Passivation Species Suppress Atom-by-Atom Wear of Microcrystalline Diamond

Publication date
DOI http://dx.doi.org/10.1021/acsami.5c08647
Reference C. Leriche, E. Pedretti, O. Sahin, D. Kang, M.C. Righi and B. Weber, Passivation Species Suppress Atom-by-Atom Wear of Microcrystalline Diamond, ACS Appl. Mater. Interfaces 17, (39), 55511-55520 (2025)
Group Contact Dynamics

Despite its supreme hardness, (synthetic) diamond wears. Due to the small volume loss involved, diamond wear is challenging to quantify, specifically for multicontact interfaces. Consequently, identifying which wear mechanisms dominate the degradation of macroscopically loaded diamond interfaces has remained an open challenge. Using a topography difference method based on atomic force microscopy imaging, we observe the wear of multi-asperity microcrystalline diamond (MCD) surfaces sliding nonrepeatedly against silicon nitride (Si3N4)-coated silicon wafers.

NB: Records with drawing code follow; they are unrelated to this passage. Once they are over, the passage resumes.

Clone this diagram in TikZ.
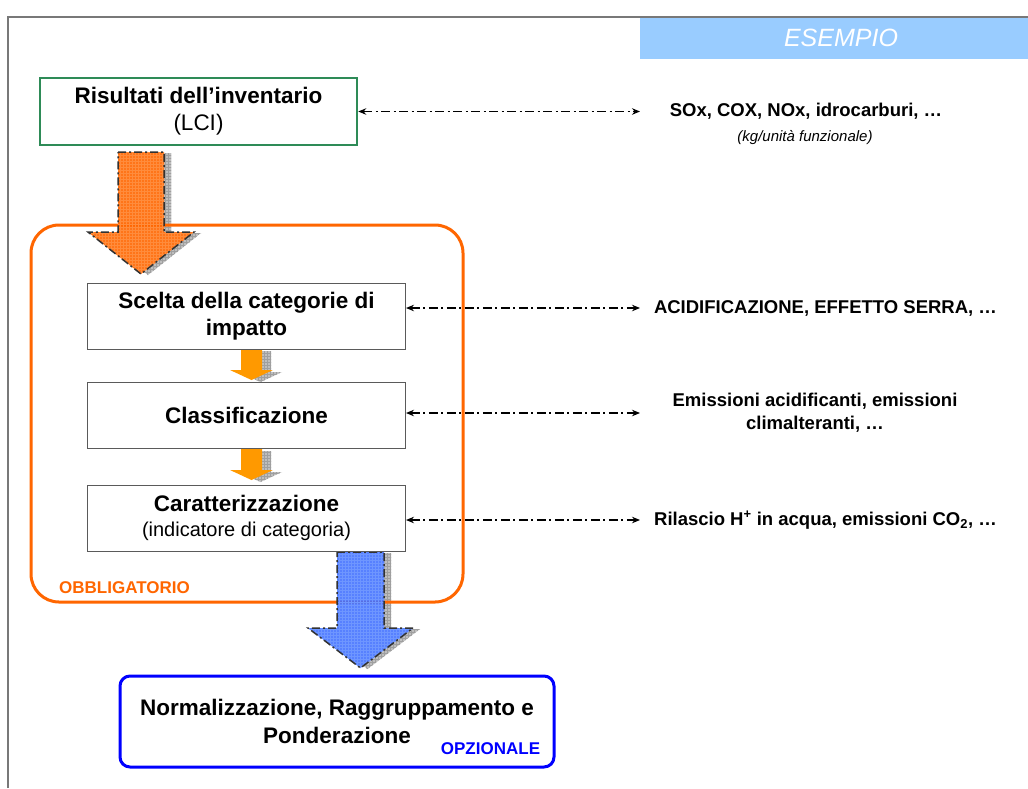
\documentclass[tikz,border=0pt]{standalone}
\usepackage{fontspec}
\setmainfont{Liberation Sans}
\usetikzlibrary{arrows.meta,patterns}
\definecolor{framegray}{RGB}{120,120,120}
\definecolor{lcigreen}{RGB}{46,139,87}
\definecolor{obbl}{RGB}{255,102,0}
\definecolor{obbltex}{RGB}{255,140,60}
\definecolor{smallor}{RGB}{255,153,0}
\definecolor{arrblue}{RGB}{64,112,255}
\definecolor{arrbluetex}{RGB}{110,150,255}
\definecolor{esempio}{RGB}{153,204,255}
\definecolor{boxline}{RGB}{90,90,90}
\definecolor{shadowgray}{RGB}{190,190,190}
\definecolor{outlinegray}{RGB}{50,50,50}

% shadow of a block arrow: cx, top, headtop, tip, shaft half width, head half width, offset
\newcommand{\arrowshadow}[7]{%
  \begin{scope}[shift={#7}]
    \fill[shadowgray] ({#1-#5},#2) -- ({#1+#5},#2) -- ({#1+#5},#3) -- ({#1+#6},#3) -- (#1,#4) -- ({#1-#6},#3) -- ({#1-#5},#3) -- cycle;
    \fill[pattern=grid, pattern color=gray!75] ({#1-#5},#2) -- ({#1+#5},#2) -- ({#1+#5},#3) -- ({#1+#6},#3) -- (#1,#4) -- ({#1-#6},#3) -- ({#1-#5},#3) -- cycle;
  \end{scope}}
% body of a block arrow: cx, top, headtop, tip, shaft half width, head half width, style
\newcommand{\arrowbody}[7]{%
  \path[#7] ({#1-#5},#2) -- ({#1+#5},#2) -- ({#1+#5},#3) -- ({#1+#6},#3) -- (#1,#4) -- ({#1-#6},#3) -- ({#1-#5},#3) -- cycle;}

\begin{document}
\begin{tikzpicture}[x=1pt,y=-1pt,
  stepbox/.style={draw=boxline, line width=1pt, fill=white, minimum width=318pt,
    minimum height=66pt, align=center, inner sep=2pt,
    font=\fontsize{22.5}{27}\selectfont\bfseries},
  conn/.style={line width=1.2pt, dash pattern=on 9pt off 3.5pt on 2pt off 3.5pt,
    {Stealth[length=8pt,width=6.5pt]}-{Stealth[length=8pt,width=6.5pt]}},
  rtext/.style={font=\fontsize{18.5}{23}\selectfont\bfseries, align=center, inner sep=0pt},
  arrline/.style={draw=outlinegray, line width=1.5pt, dash pattern=on 8pt off 3pt on 2pt off 3pt},
  tag/.style={font=\fontsize{17}{20}\selectfont\bfseries, inner sep=0pt}
]
\useasboundingbox (0,0) rectangle (1028,788);
\fill[white] (0,0) rectangle (1028,788);

% frame
\draw[framegray, line width=1.2pt] (8,788) -- (8,17) -- (1028,17);

% ESEMPIO banner
\node[fill=esempio, minimum width=388pt, minimum height=41pt, inner sep=0pt,
  text=white, font=\fontsize{25}{30}\selectfont\itshape] (es) at (834,38) {\hspace*{14pt}ESEMPIO};

% inventory box
\node[draw=lcigreen, line width=2.5pt, fill=white, minimum width=317pt, minimum height=67pt,
  align=center, inner sep=2pt, font=\fontsize{22.5}{27}\selectfont] (lci) at (198.5,111.5)
  {\bfseries Risultati dell’inventario\\\mdseries (LCI)};

% arrow shadows
\arrowshadow{141}{152}{232}{274}{23}{53}{(7,1)}
\arrowshadow{360.5}{552}{628}{668}{23.5}{52.5}{(7,1)}
\arrowshadow{251.5}{349}{370}{380}{10.5}{21.5}{(9,2)}
\arrowshadow{251.5}{449}{470}{480}{10.5}{21.5}{(9,2)}

% white underlay of the big arrows
\arrowbody{141}{152}{232}{274}{23}{53}{fill=white}
\arrowbody{360.5}{552}{628}{668}{23.5}{52.5}{fill=white}

% mandatory frame
\node[draw=obbl, line width=3pt, rounded corners=28pt, minimum width=432pt,
  minimum height=377pt, inner sep=0pt] (obb) at (247,413.5) {};
\node[tag, text=obbl] (obl) at (124.5,588) {OBBLIGATORIO};

% big arrows
\arrowbody{141}{152}{232}{274}{23}{53}{fill=obbl, fill opacity=0.9}
\arrowbody{141}{152}{232}{274}{23}{53}{pattern=grid, pattern color=obbltex}
\arrowbody{141}{152}{232}{274}{23}{53}{arrline}
\arrowbody{360.5}{552}{628}{668}{23.5}{52.5}{fill=arrblue, fill opacity=0.88}
\arrowbody{360.5}{552}{628}{668}{23.5}{52.5}{pattern=grid, pattern color=arrbluetex}
\arrowbody{360.5}{552}{628}{668}{23.5}{52.5}{arrline}

% small arrows
\arrowbody{251.5}{349}{370}{380}{10.5}{21.5}{fill=smallor}
\arrowbody{251.5}{449}{470}{480}{10.5}{21.5}{fill=smallor}

% step boxes
\node[stepbox] (scelta) at (246.5,316) {Scelta della categorie di\\impatto};
\node[stepbox] (classif) at (246.5,415.5) {Classificazione};
\node[stepbox, font=\fontsize{22.5}{25}\selectfont\bfseries] (caratt) at (246.5,518)
  {Caratterizzazione\\\mdseries\fontsize{20}{24}\selectfont(indicatore di categoria)};

% optional box
\node[draw=blue, line width=3pt, rounded corners=10pt, fill=white, minimum width=434pt,
  minimum height=91pt, align=center, inner sep=2pt,
  font=\fontsize{22.5}{28}\selectfont\bfseries] (norm) at (337,721.5)
  {Normalizzazione, Raggruppamento e\\Ponderazione};
\node[tag, text=blue] (opz) at (490.5,749) {OPZIONALE};

% example texts
\node[rtext] (t1) at (806,111) {SOx, COX, NOx, idrocarburi, …};
\node[font=\fontsize{15}{18}\selectfont\itshape, inner sep=0pt] (t1b) at (805,138) {(kg/unità funzionale)};
\node[rtext] (t2) at (825.5,308) {ACIDIFICAZIONE, EFFETTO SERRA, …};
\node[rtext] (t3) at (815,413) {Emissioni acidificanti, emissioni\\climalteranti, …};
\node[rtext] (t4) at (825.5,520) {Rilascio H\textsuperscript{+} in acqua, emissioni CO\textsubscript{2}, …};

% connector ends
\coordinate (c1) at (640,111.5);
\coordinate (c2) at (640,308);
\coordinate (c3) at (640,413);
\coordinate (c4) at (640,520);

\draw[conn] (lci.east) -- (c1);
\draw[conn] (scelta.east |- c2) -- (c2);
\draw[conn] (classif.east |- c3) -- (c3);
\draw[conn] (caratt.east |- c4) -- (c4);
\end{tikzpicture}
\end{document}
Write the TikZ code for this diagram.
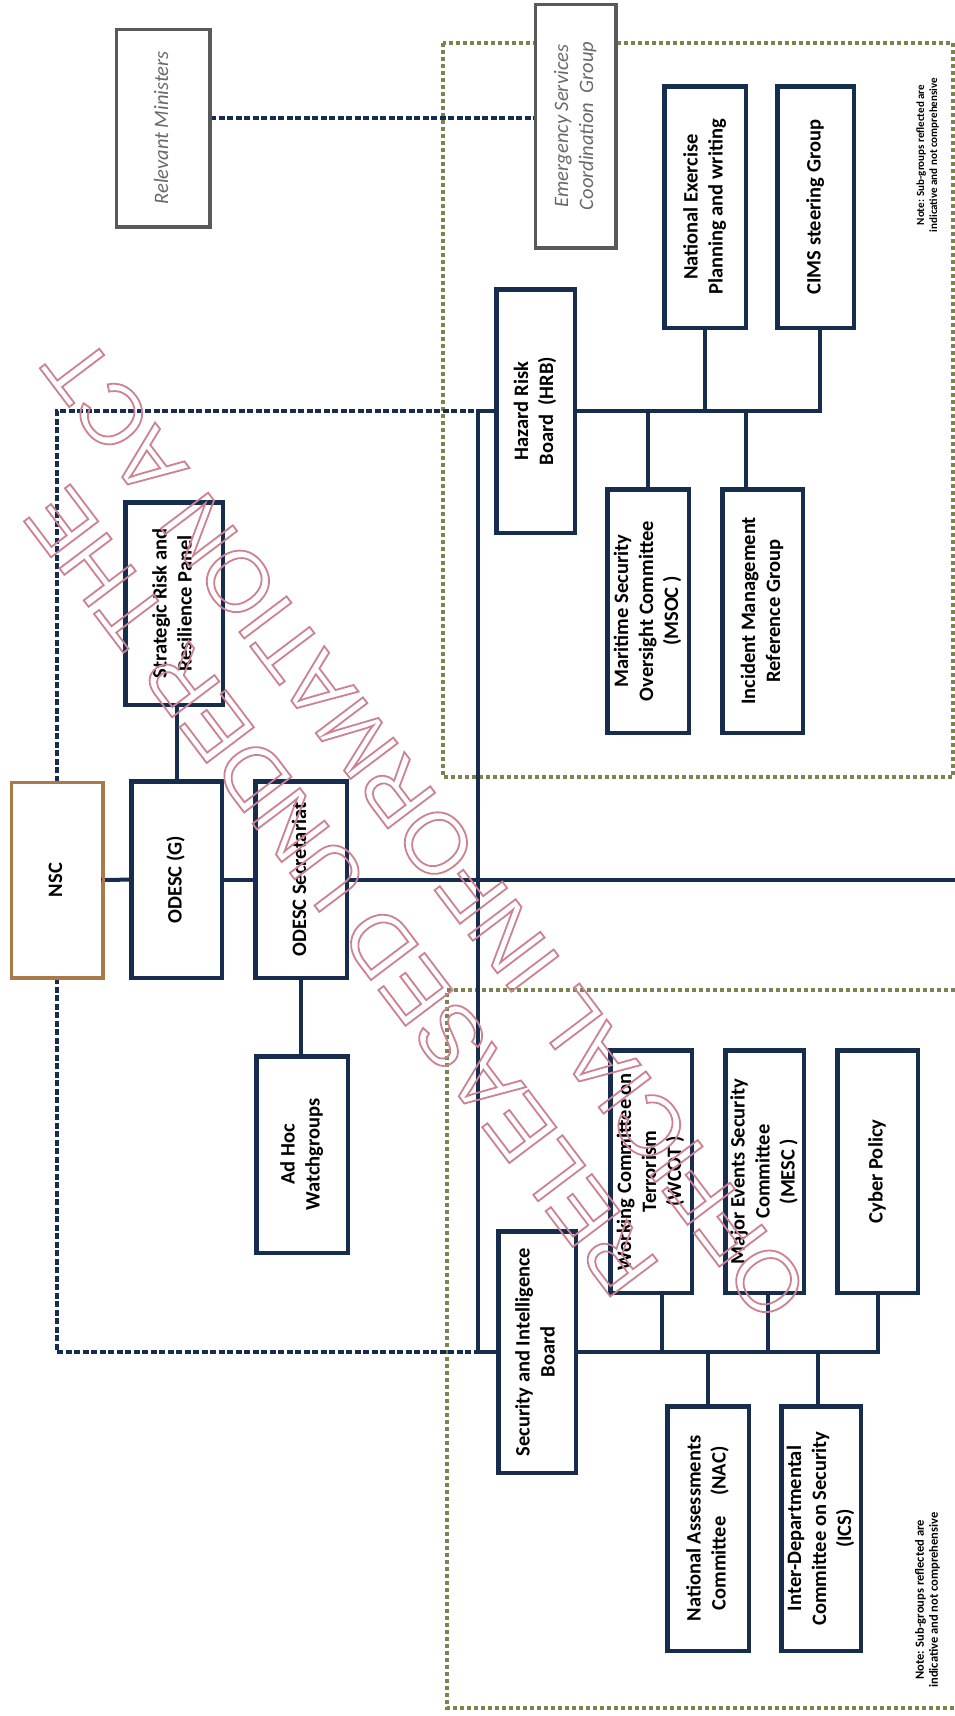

By examining the wear scars on Si3N4, which can be seen as footprints of the MCD surface, we are uniquely able to track the nanoscale wear of individual MCD crystallites. Our MCD wear measurements show that the diamond wears atom-by-atom and that this wear is accelerated in the absence of passivation species in the environment. This conclusion is confirmed by ab initio molecular dynamics simulations, highlighting how diamond surface passivation suppresses interfacial bonding. Our results thus demonstrate that atom-by-atom wear occurs even in realistic, multi-asperity diamond contacts and that environmental passivation provides a practical and effective means to control interfacial degradation in advanced tribological systems.